Exact reproduction is required for the lines bounded by the one containing "Write the matplotlib code for this chart." and the one containing "ax = fig.add_axes([0.138, 0.129, 0.835, 0.824])", both bounds included. Print them without any pictures.

* TASK DATA *
================

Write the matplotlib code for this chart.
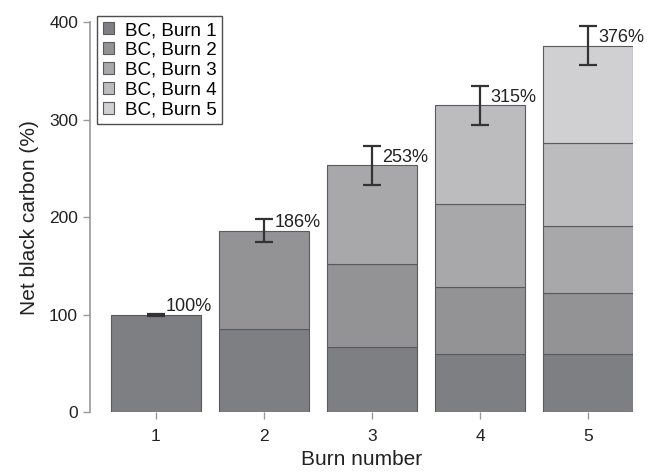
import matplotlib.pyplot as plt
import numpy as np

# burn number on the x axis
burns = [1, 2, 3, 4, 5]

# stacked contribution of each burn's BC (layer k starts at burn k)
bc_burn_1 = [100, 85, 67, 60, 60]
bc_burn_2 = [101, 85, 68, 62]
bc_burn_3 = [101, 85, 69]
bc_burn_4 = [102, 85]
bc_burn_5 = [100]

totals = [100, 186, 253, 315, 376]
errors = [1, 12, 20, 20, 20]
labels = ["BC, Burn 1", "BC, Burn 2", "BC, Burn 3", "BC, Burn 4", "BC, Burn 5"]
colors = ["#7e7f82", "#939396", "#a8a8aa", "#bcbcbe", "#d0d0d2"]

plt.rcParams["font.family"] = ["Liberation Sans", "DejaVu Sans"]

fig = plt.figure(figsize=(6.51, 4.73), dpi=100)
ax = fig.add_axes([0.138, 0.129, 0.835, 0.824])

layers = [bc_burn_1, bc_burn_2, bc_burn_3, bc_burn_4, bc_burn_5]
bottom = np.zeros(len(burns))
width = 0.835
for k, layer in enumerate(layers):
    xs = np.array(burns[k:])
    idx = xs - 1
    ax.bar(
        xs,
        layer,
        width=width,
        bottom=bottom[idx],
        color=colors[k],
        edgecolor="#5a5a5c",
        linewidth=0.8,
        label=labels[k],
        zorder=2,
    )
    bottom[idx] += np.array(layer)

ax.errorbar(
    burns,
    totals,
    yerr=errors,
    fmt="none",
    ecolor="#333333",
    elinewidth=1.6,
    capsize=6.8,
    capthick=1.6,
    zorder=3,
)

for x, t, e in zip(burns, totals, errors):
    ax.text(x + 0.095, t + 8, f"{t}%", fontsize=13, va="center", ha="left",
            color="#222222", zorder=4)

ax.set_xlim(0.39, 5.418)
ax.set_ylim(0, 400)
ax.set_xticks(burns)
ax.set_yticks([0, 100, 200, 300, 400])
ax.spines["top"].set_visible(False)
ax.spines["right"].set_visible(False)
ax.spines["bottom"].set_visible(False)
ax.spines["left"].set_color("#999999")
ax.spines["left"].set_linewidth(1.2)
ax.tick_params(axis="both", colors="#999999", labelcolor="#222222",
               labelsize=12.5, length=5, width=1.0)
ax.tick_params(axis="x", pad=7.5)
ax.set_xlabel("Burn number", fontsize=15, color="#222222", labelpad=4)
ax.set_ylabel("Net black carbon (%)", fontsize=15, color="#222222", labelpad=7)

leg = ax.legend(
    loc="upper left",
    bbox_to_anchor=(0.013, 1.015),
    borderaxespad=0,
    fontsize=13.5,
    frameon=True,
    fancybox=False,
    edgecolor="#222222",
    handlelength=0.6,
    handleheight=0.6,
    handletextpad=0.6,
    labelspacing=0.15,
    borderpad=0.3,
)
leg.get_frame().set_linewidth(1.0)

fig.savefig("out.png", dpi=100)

================

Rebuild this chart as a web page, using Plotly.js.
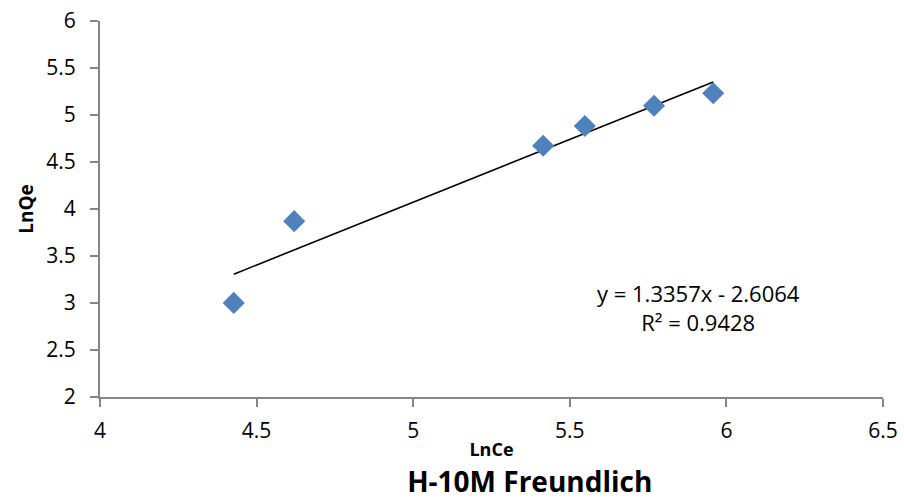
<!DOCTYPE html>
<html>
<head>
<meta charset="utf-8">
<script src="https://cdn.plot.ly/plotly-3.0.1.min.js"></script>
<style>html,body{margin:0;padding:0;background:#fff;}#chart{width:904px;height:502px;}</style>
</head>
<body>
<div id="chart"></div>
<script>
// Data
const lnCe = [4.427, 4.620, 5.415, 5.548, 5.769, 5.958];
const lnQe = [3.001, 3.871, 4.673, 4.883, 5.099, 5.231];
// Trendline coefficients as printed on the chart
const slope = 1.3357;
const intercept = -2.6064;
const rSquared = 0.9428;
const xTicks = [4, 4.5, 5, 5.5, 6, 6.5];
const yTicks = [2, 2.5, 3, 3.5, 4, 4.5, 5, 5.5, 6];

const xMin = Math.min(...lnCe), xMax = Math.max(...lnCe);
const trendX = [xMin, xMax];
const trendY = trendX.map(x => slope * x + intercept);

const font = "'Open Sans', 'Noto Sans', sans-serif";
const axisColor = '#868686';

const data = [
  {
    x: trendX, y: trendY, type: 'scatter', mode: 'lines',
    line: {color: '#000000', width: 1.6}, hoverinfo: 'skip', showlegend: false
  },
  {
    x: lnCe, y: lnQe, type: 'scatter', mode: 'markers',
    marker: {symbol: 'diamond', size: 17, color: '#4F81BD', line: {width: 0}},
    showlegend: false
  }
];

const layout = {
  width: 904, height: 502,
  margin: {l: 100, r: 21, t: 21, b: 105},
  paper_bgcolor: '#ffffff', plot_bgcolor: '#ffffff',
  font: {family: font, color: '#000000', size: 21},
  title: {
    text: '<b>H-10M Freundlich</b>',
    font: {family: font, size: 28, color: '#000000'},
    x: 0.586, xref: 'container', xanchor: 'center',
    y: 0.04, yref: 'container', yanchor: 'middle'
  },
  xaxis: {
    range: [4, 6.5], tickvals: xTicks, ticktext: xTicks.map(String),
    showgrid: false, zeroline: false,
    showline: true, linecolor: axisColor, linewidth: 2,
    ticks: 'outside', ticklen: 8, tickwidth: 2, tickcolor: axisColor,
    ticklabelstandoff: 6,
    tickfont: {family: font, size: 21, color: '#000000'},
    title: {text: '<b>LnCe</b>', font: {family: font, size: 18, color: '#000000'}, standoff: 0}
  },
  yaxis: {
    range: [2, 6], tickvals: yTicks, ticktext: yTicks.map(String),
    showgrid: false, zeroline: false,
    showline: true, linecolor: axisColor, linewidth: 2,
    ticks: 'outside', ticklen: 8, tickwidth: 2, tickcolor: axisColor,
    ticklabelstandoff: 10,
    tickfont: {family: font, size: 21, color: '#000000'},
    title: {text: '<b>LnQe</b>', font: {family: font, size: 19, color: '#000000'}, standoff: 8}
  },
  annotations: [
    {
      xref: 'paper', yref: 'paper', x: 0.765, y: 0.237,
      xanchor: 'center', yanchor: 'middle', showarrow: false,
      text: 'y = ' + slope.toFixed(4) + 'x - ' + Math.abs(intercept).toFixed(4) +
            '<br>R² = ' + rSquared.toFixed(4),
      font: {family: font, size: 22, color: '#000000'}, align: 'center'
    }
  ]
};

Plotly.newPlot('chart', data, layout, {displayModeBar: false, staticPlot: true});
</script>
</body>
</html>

================

* ANSWER TO THE TASK *
Write the matplotlib code for this chart.
import matplotlib.pyplot as plt
import numpy as np

# burn number on the x axis
burns = [1, 2, 3, 4, 5]

# stacked contribution of each burn's BC (layer k starts at burn k)
bc_burn_1 = [100, 85, 67, 60, 60]
bc_burn_2 = [101, 85, 68, 62]
bc_burn_3 = [101, 85, 69]
bc_burn_4 = [102, 85]
bc_burn_5 = [100]

totals = [100, 186, 253, 315, 376]
errors = [1, 12, 20, 20, 20]
labels = ["BC, Burn 1", "BC, Burn 2", "BC, Burn 3", "BC, Burn 4", "BC, Burn 5"]
colors = ["#7e7f82", "#939396", "#a8a8aa", "#bcbcbe", "#d0d0d2"]

plt.rcParams["font.family"] = ["Liberation Sans", "DejaVu Sans"]

fig = plt.figure(figsize=(6.51, 4.73), dpi=100)
ax = fig.add_axes([0.138, 0.129, 0.835, 0.824])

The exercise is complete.